Repeat the material exactly from its first line to the line that includes "tx.textContent=t;". Skip pictures.

* BEGIN Supplied data *

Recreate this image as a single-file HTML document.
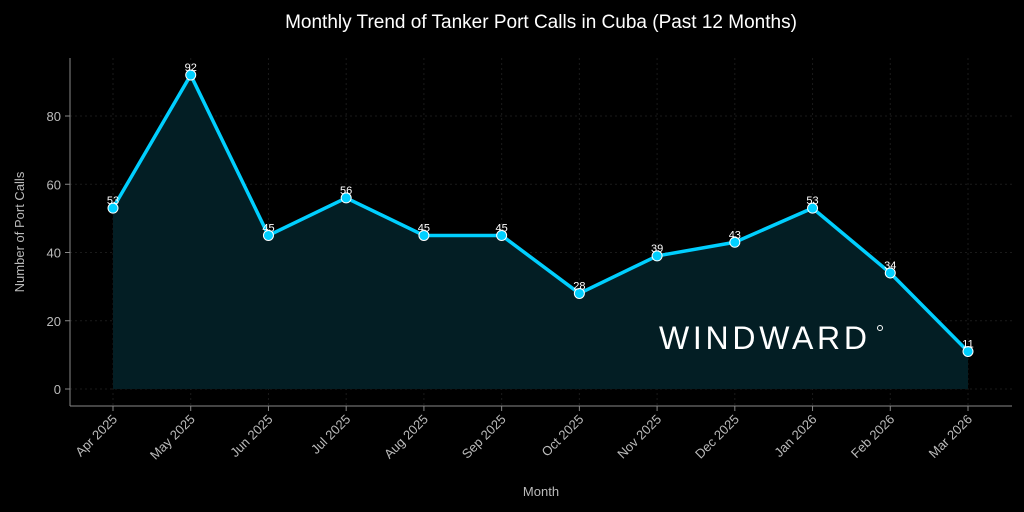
<!DOCTYPE html>
<html><head><meta charset="utf-8"><style>
html,body{margin:0;padding:0;background:#000;}
svg{display:block;font-family:"Liberation Sans",sans-serif;}
</style></head><body>
<svg id="chart" width="1024" height="512" viewBox="0 0 1024 512">
<rect width="1024" height="512" fill="#000"/>
<text x="541" y="28" fill="#fff" font-size="19" text-anchor="middle">Monthly Trend of Tanker Port Calls in Cuba (Past 12 Months)</text>
<g id="grid"></g>
<path id="area" fill="#031e24"/>
<text x="659" y="349" fill="#fff" font-size="32" font-weight="normal" textLength="208" lengthAdjust="spacing">WINDWARD</text>
<circle cx="880" cy="328" r="2.5" fill="none" stroke="#fff" stroke-width="1"/>
<line x1="70" y1="58" x2="70" y2="406" stroke="#888" stroke-width="1"/>
<line x1="70" y1="406" x2="1012" y2="406" stroke="#888" stroke-width="1"/>
<g id="yticks"></g><g id="xticks"></g>
<path id="line" fill="none" stroke="#00cfff" stroke-width="3.5" stroke-linejoin="round"/>
<g id="points"></g>
<text transform="translate(24,232) rotate(-90)" fill="#bbb" font-size="13" text-anchor="middle">Number of Port Calls</text>
<text x="541" y="496" fill="#bbb" font-size="13" text-anchor="middle">Month</text>
</svg>
<script>
const months = ["Apr 2025","May 2025","Jun 2025","Jul 2025","Aug 2025","Sep 2025","Oct 2025","Nov 2025","Dec 2025","Jan 2026","Feb 2026","Mar 2026"];
const calls = [53,92,45,56,45,45,28,39,43,53,34,11];
const yTicks = [0,20,40,60,80];
const NS="http://www.w3.org/2000/svg";
const x = i => 113 + i*(968-113)/(months.length-1);
const y = v => 389 - v*(389-116)/80;
function mk(tag, attrs, parent){const e=document.createElementNS(NS,tag);for(const k in attrs)e.setAttribute(k,attrs[k]);document.getElementById(parent).appendChild(e);return e;}
yTicks.forEach(t=>{
  const g=mk('line',{x1:70,x2:1012,y1:y(t),y2:y(t),stroke:'#1a1a1a','stroke-dasharray':'2,3','stroke-width':1},'grid');
  
  
  const tk=mk('line',{x1:65,x2:70,y1:y(t),y2:y(t),stroke:'#888'},'yticks');
  
  
  const tx=mk('text',{x:61,y:y(t)+5,fill:'#bbb','font-size':13,'text-anchor':'end'},'yticks');
  tx.textContent=t;
  
  
});
months.forEach((m,i)=>{
  const g=mk('line',{x1:x(i),x2:x(i),y1:58,y2:406,stroke:'#1a1a1a','stroke-dasharray':'2,3'},'grid');
  
  
  const tk=mk('line',{x1:x(i),x2:x(i),y1:406,y2:411,stroke:'#888'},'xticks');
  
  
  const tx=mk('text',{transform:`translate(${x(i)+5},${420}) rotate(-45)`,fill:'#bbb','font-size':13,'text-anchor':'end'},'xticks');
  tx.textContent=m;
  
  
});
let d=calls.map((v,i)=>(i?'L':'M')+x(i)+','+y(v)).join(' ');
document.getElementById('line').setAttribute('d',d);
document.getElementById('area').setAttribute('d',d+` L${x(calls.length-1)},${y(0)} L${x(0)},${y(0)} Z`);
calls.forEach((v,i)=>{
  const c=mk('circle',{cx:x(i),cy:y(v),r:5,fill:'#00cfff',stroke:'#fff','stroke-width':1},'points');
  
  
  const t=mk('text',{x:x(i),y:y(v)-4,fill:'#fff','font-size':11,'text-anchor':'middle'},'points');
  t.textContent=v;
  
  
});
</script>
</body></html>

* END Supplied data *

Final result
Recreate this image as a single-file HTML document.
<!DOCTYPE html>
<html><head><meta charset="utf-8"><style>
html,body{margin:0;padding:0;background:#000;}
svg{display:block;font-family:"Liberation Sans",sans-serif;}
</style></head><body>
<svg id="chart" width="1024" height="512" viewBox="0 0 1024 512">
<rect width="1024" height="512" fill="#000"/>
<text x="541" y="28" fill="#fff" font-size="19" text-anchor="middle">Monthly Trend of Tanker Port Calls in Cuba (Past 12 Months)</text>
<g id="grid"></g>
<path id="area" fill="#031e24"/>
<text x="659" y="349" fill="#fff" font-size="32" font-weight="normal" textLength="208" lengthAdjust="spacing">WINDWARD</text>
<circle cx="880" cy="328" r="2.5" fill="none" stroke="#fff" stroke-width="1"/>
<line x1="70" y1="58" x2="70" y2="406" stroke="#888" stroke-width="1"/>
<line x1="70" y1="406" x2="1012" y2="406" stroke="#888" stroke-width="1"/>
<g id="yticks"></g><g id="xticks"></g>
<path id="line" fill="none" stroke="#00cfff" stroke-width="3.5" stroke-linejoin="round"/>
<g id="points"></g>
<text transform="translate(24,232) rotate(-90)" fill="#bbb" font-size="13" text-anchor="middle">Number of Port Calls</text>
<text x="541" y="496" fill="#bbb" font-size="13" text-anchor="middle">Month</text>
</svg>
<script>
const months = ["Apr 2025","May 2025","Jun 2025","Jul 2025","Aug 2025","Sep 2025","Oct 2025","Nov 2025","Dec 2025","Jan 2026","Feb 2026","Mar 2026"];
const calls = [53,92,45,56,45,45,28,39,43,53,34,11];
const yTicks = [0,20,40,60,80];
const NS="http://www.w3.org/2000/svg";
const x = i => 113 + i*(968-113)/(months.length-1);
const y = v => 389 - v*(389-116)/80;
function mk(tag, attrs, parent){const e=document.createElementNS(NS,tag);for(const k in attrs)e.setAttribute(k,attrs[k]);document.getElementById(parent).appendChild(e);return e;}
yTicks.forEach(t=>{
  const g=mk('line',{x1:70,x2:1012,y1:y(t),y2:y(t),stroke:'#1a1a1a','stroke-dasharray':'2,3','stroke-width':1},'grid');
  
  
  const tk=mk('line',{x1:65,x2:70,y1:y(t),y2:y(t),stroke:'#888'},'yticks');
  
  
  const tx=mk('text',{x:61,y:y(t)+5,fill:'#bbb','font-size':13,'text-anchor':'end'},'yticks');
  tx.textContent=t;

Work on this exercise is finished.